Ale się dobrze oglądało całą tą serię Grizz-Wolves, chyba przez to, że dwa bardzo nieobliczalne zespoły. Grizzlies to jest najlepsze co NBA mogło się przytrafić od dawna, wnoszą mega excitement.
Co do Wilków to Townsa zawsze uważałem za takiego średnio ogarniętego i dziwiłem się zawsze tym ankietom przedsezonowym wśród General Managers NBA - od jakiego zawodnika zaczynałbyś budowanie franchise i on je zwykle wygrywał kiedy ewidentnie ma coś z głową, dzisiaj w końcówce meczu kiedy było blisko zupełnie niepotrzebne rzuty tzw hero basketball i zabrał im tym samym szansę powrotu do meczu. Edwards paradoksalnie wyglądał na najbardziej dojrzalego, z całej pierwszej rundy playoffs chyba najbardziej się "objawił" jako ktoś o kim mało kto słyszał a kto już na dłużej będzie na mapie NBA.

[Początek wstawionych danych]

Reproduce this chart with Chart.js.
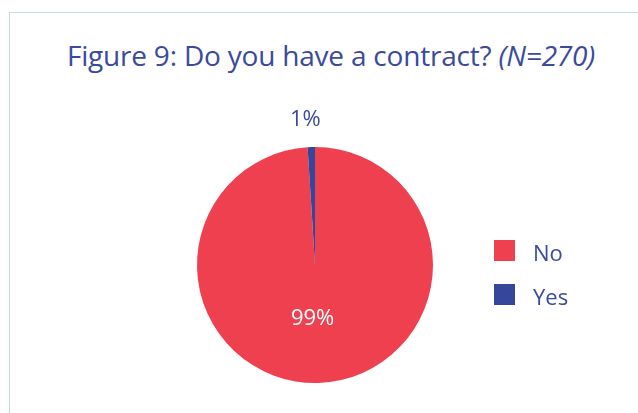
<!DOCTYPE html>
<html>
<head>
<meta charset="utf-8">
<script src="https://cdn.jsdelivr.net/npm/chart.js@4"></script>
<style>
  html, body { margin: 0; padding: 0; background: #fff; }
  body { width: 638px; height: 413px; position: relative; overflow: hidden; font-family: "Open Sans", "Noto Sans", sans-serif; }
  #frame { position: absolute; left: 9px; top: 12px; width: 700px; height: 500px; border: 1.5px solid #c9dcdc; box-sizing: border-box; }
  #title { position: absolute; left: 0; top: 41px; width: 662px; text-align: center; font-size: 28px; line-height: 28px; color: #3a4a9c; white-space: nowrap; letter-spacing: -0.2px; }
  #title i { font-style: italic; }
  #c { position: absolute; left: 0; top: 0; }
</style>
</head>
<body>
<div id="frame"></div>
<div id="title">Figure 9: Do you have a contract? <i>(N=270)</i></div>
<canvas id="c" width="638" height="413"></canvas>
<script>
const categories = ["No", "Yes"];
const values = [99, 1];
const valueLabels = ["99%", "1%"];
const colors = ["#ef4050", "#35469b"];

const labelPlugin = {
  id: "labelsAndLegend",
  afterDatasetsDraw(chart) {
    const ctx = chart.ctx;
    const meta = chart.getDatasetMeta(0);
    ctx.save();
    ctx.font = '22px "Open Sans", "Noto Sans", sans-serif';
    ctx.textAlign = "center";
    ctx.textBaseline = "alphabetic";
    meta.data.forEach((arc, i) => {
      const p = arc.getProps(["x", "y", "startAngle", "endAngle", "outerRadius"], true);
      const mid = (p.startAngle + p.endAngle) / 2;
      const inside = values[i] > 10;
      const d = inside ? p.outerRadius * 0.44 : p.outerRadius * 1.25;
      const dx = inside ? -4 : -5;
      ctx.fillStyle = inside ? "#ffffff" : "#3a4a9c";
      ctx.fillText(valueLabels[i], p.x + Math.cos(mid) * d + dx, p.y + Math.sin(mid) * d + 8);
    });
    // legend
    const bx = 494, by0 = 240, step = 44, bs = 21;
    ctx.textAlign = "left";
    categories.forEach((c, i) => {
      const by = by0 + i * step;
      ctx.fillStyle = colors[i];
      ctx.fillRect(bx, by, bs, bs);
      ctx.fillStyle = "#3a4a9c";
      ctx.fillText(c, 533, by + 21);
    });
    ctx.restore();
  }
};

new Chart(document.getElementById("c"), {
  type: "pie",
  data: {
    labels: categories,
    datasets: [{ data: values, backgroundColor: colors, borderWidth: 0 }]
  },
  options: {
    responsive: false,
    animation: false,
    layout: { padding: { left: 197, right: 205, top: 147, bottom: 30 } },
    plugins: { legend: { display: false }, tooltip: { enabled: false }, title: { display: false } }
  },
  plugins: [labelPlugin]
});
</script>
</body>
</html>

Gdyby mieli jakiegoś floor generala to może jakoś inaczej by to wyglądało, stracić w 3 meczach w jednej serii dwucyfrowe prowadzenie w 4 kwarcie to trzeba mieć talent. Ten ich trener przynajmniej widzi co jest nie tak:
Chris Finch said late-game poor shot selection is "baked in their DNA" right now -- and that is something they'll need to work through going forward.